▶ **Problem description**
Copy out every line containing the word "this".

▶ **Record excerpts**
________

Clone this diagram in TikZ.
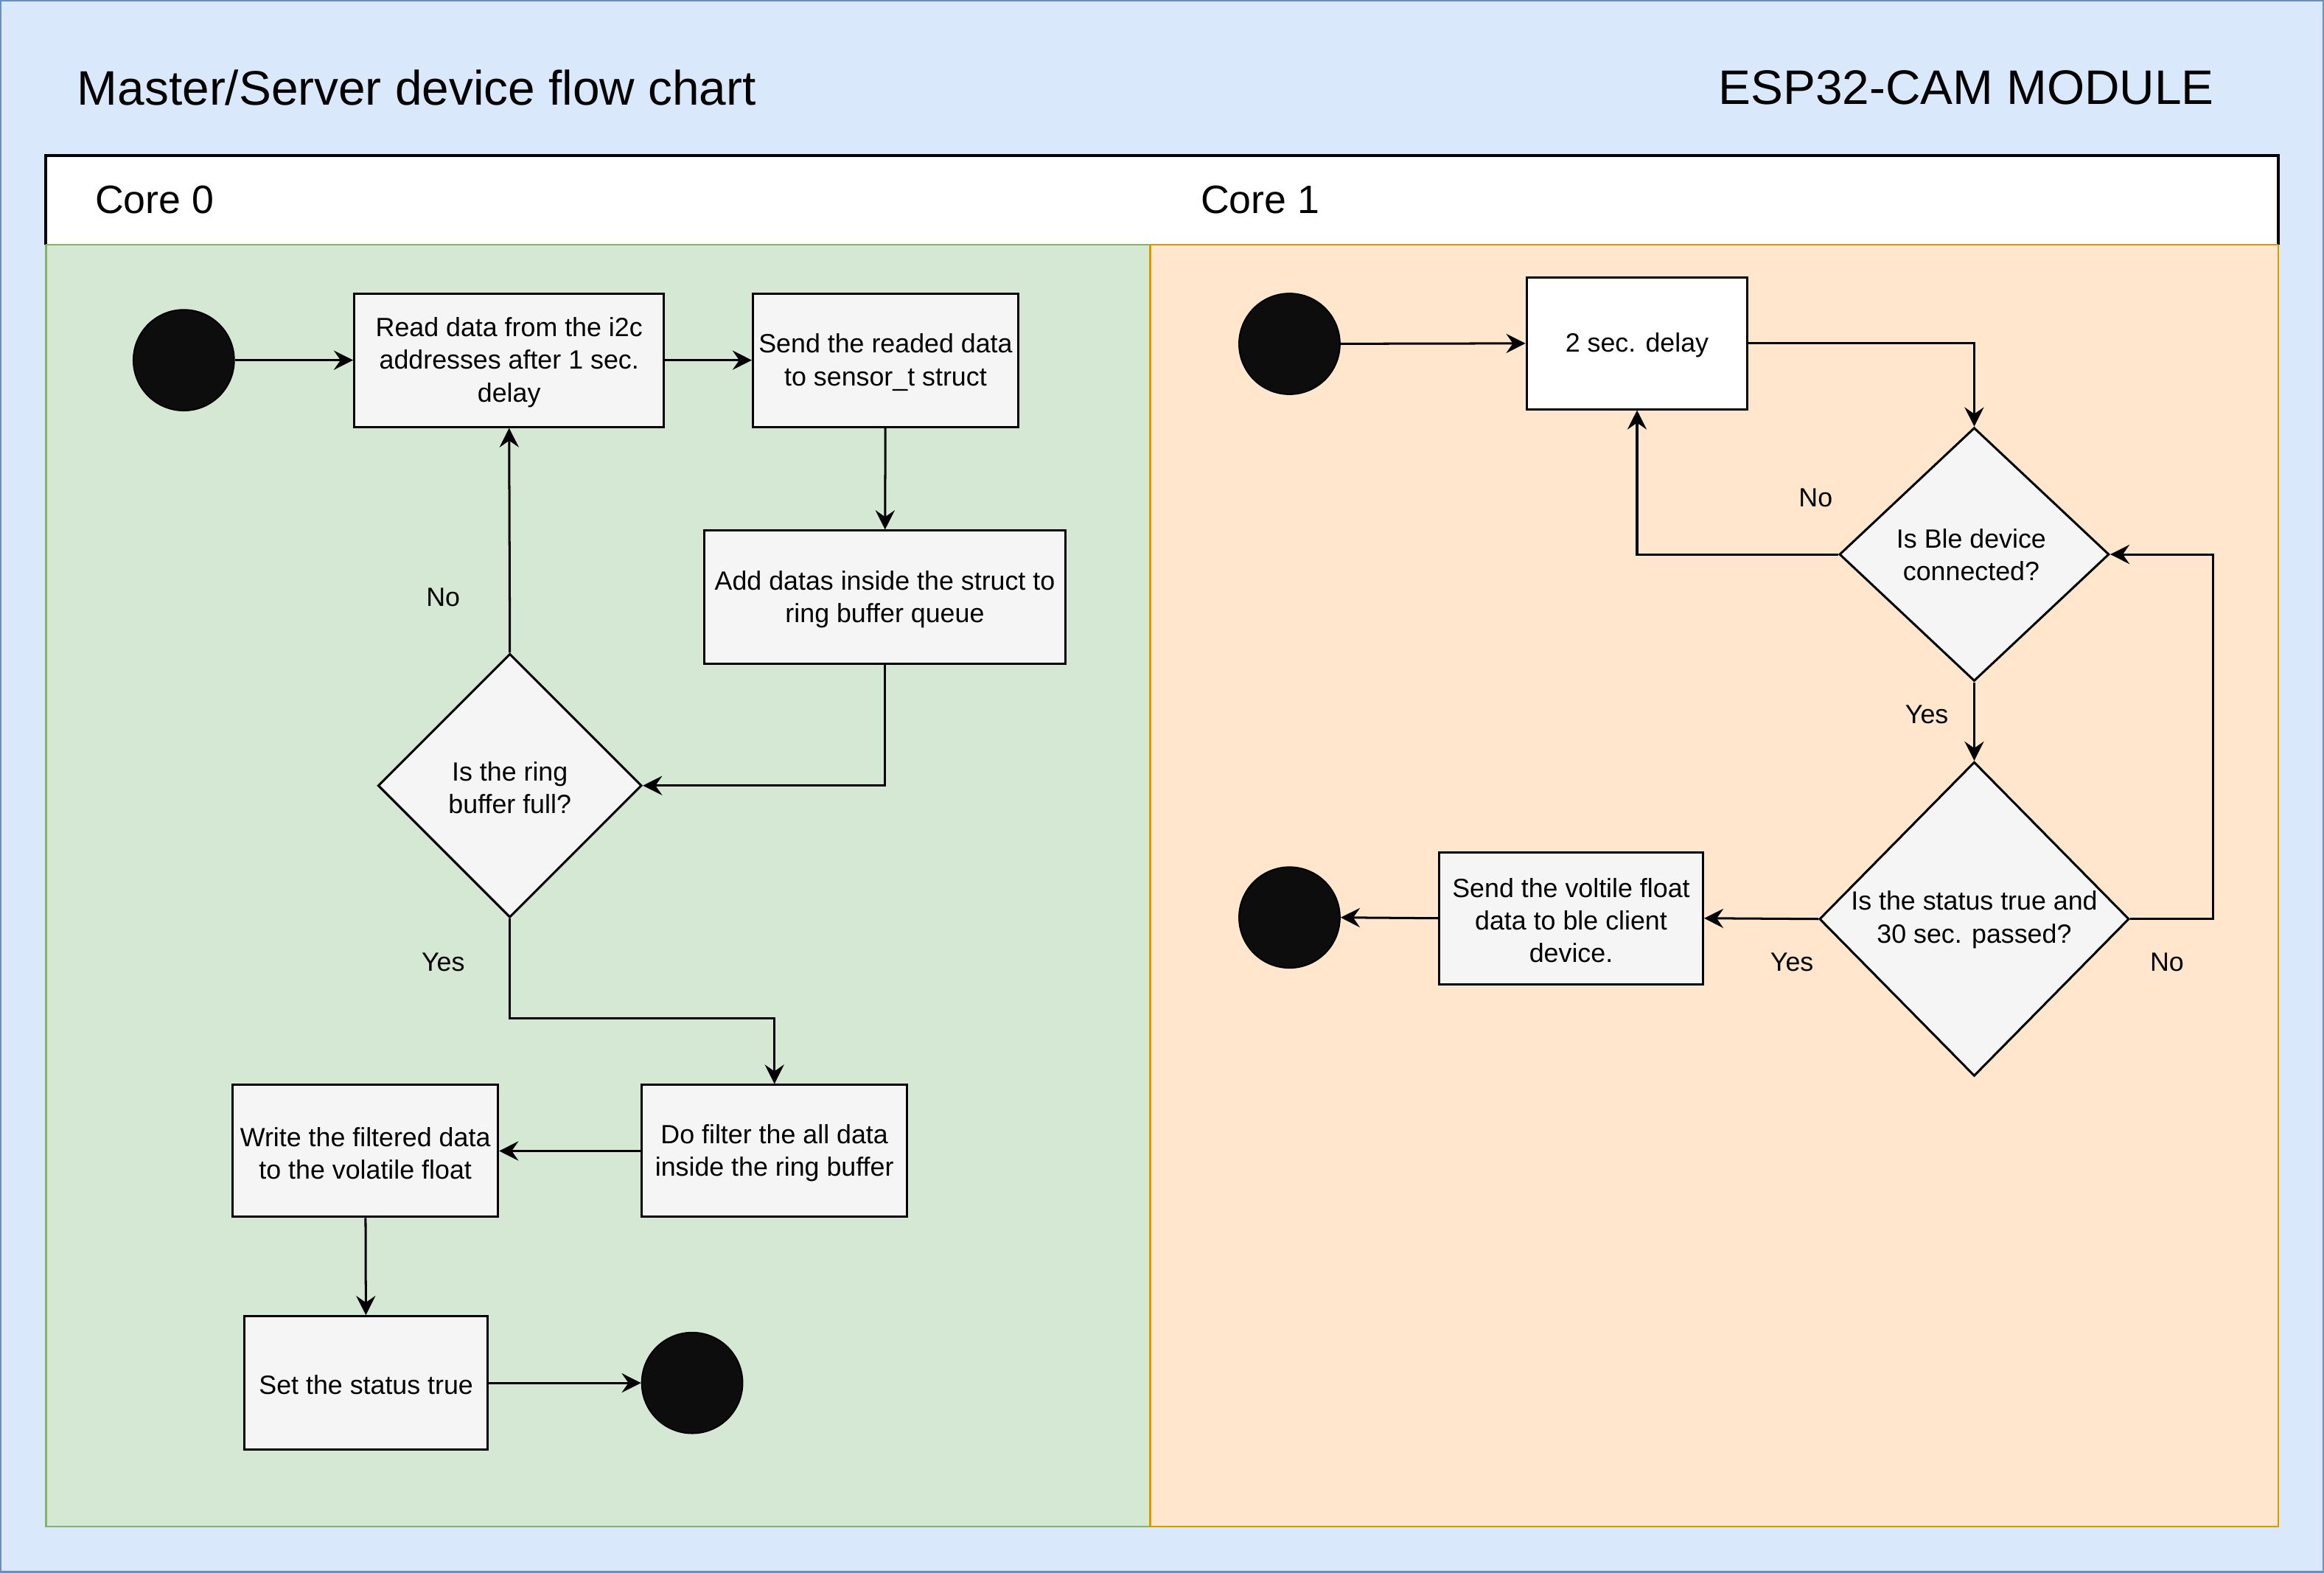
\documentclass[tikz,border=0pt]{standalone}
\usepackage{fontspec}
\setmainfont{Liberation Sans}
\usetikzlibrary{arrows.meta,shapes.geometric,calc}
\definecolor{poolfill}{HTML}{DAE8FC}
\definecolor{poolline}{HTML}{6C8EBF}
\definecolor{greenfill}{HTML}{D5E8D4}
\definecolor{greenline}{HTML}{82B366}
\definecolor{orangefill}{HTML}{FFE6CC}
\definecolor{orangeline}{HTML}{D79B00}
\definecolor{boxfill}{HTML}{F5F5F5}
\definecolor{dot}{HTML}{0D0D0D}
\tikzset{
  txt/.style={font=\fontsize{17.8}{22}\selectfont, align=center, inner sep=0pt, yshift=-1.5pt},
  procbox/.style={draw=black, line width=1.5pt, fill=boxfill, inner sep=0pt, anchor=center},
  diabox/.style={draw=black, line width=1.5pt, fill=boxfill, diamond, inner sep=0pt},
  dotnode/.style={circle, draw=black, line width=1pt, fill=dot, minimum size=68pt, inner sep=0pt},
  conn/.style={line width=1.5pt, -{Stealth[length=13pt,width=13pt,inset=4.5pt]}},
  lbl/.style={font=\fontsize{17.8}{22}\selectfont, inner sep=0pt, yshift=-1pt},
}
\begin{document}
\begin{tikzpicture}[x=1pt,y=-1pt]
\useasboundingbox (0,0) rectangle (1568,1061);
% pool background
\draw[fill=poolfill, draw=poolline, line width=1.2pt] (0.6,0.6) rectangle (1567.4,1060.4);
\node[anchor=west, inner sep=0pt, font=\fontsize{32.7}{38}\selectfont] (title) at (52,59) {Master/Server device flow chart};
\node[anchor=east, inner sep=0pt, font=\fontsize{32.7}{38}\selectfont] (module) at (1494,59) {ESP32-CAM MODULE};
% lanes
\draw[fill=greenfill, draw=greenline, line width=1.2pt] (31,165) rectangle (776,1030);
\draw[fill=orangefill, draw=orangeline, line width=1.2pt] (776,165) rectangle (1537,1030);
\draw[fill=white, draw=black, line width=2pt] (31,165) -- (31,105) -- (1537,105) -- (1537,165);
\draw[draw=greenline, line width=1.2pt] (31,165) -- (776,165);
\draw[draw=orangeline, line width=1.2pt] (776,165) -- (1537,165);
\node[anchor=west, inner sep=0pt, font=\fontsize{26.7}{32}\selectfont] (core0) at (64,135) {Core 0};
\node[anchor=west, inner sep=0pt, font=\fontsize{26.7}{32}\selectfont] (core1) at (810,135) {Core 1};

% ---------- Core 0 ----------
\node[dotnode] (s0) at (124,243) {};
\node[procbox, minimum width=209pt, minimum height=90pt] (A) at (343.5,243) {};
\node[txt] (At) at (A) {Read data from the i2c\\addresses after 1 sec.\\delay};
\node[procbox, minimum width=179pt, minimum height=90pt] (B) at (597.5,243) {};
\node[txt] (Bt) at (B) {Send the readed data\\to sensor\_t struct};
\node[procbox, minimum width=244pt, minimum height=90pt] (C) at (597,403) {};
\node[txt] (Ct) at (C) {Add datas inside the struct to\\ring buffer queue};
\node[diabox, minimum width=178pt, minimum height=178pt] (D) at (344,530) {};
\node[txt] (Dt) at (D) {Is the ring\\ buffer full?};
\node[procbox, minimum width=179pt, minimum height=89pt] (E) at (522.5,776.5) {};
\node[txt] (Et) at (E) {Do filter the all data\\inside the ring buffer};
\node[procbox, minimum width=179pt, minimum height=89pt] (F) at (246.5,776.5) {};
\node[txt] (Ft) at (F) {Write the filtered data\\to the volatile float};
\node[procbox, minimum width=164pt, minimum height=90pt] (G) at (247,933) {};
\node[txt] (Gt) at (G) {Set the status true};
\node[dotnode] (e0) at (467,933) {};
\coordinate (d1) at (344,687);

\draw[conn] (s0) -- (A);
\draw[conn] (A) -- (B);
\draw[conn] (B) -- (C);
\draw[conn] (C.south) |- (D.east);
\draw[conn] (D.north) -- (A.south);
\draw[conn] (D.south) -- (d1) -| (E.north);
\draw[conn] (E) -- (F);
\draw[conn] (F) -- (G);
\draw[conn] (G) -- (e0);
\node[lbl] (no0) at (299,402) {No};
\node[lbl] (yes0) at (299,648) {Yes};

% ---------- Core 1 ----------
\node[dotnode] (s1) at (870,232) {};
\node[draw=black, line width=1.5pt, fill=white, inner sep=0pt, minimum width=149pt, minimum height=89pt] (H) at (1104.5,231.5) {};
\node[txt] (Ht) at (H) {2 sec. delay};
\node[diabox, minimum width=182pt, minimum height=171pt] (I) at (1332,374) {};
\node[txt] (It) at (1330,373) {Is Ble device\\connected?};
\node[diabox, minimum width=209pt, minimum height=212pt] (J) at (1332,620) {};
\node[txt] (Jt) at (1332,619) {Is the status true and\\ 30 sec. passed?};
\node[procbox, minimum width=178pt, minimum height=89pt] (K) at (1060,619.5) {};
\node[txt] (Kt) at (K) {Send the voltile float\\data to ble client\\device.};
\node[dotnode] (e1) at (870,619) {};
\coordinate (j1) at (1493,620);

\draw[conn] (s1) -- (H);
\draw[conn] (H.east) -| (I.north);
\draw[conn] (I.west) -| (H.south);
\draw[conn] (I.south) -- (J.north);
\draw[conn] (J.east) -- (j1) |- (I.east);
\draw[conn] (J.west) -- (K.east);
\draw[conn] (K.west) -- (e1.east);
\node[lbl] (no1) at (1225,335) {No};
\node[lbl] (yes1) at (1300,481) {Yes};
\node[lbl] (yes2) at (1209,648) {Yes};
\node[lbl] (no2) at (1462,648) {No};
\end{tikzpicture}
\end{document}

________

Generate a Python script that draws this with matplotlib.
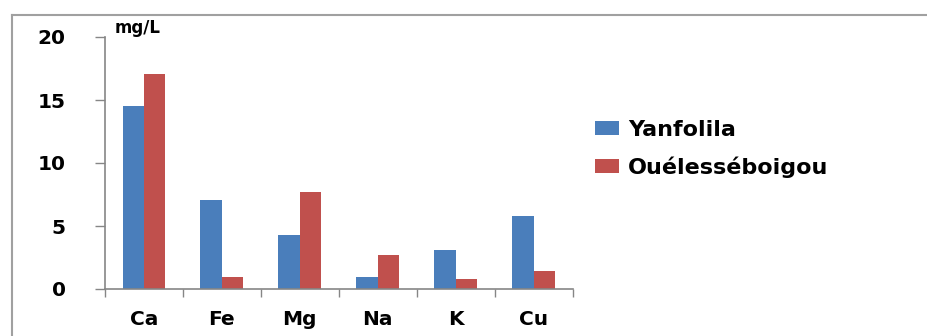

________

▶ **Task output**
Clone this diagram in TikZ.
Generate a Python script that draws this with matplotlib.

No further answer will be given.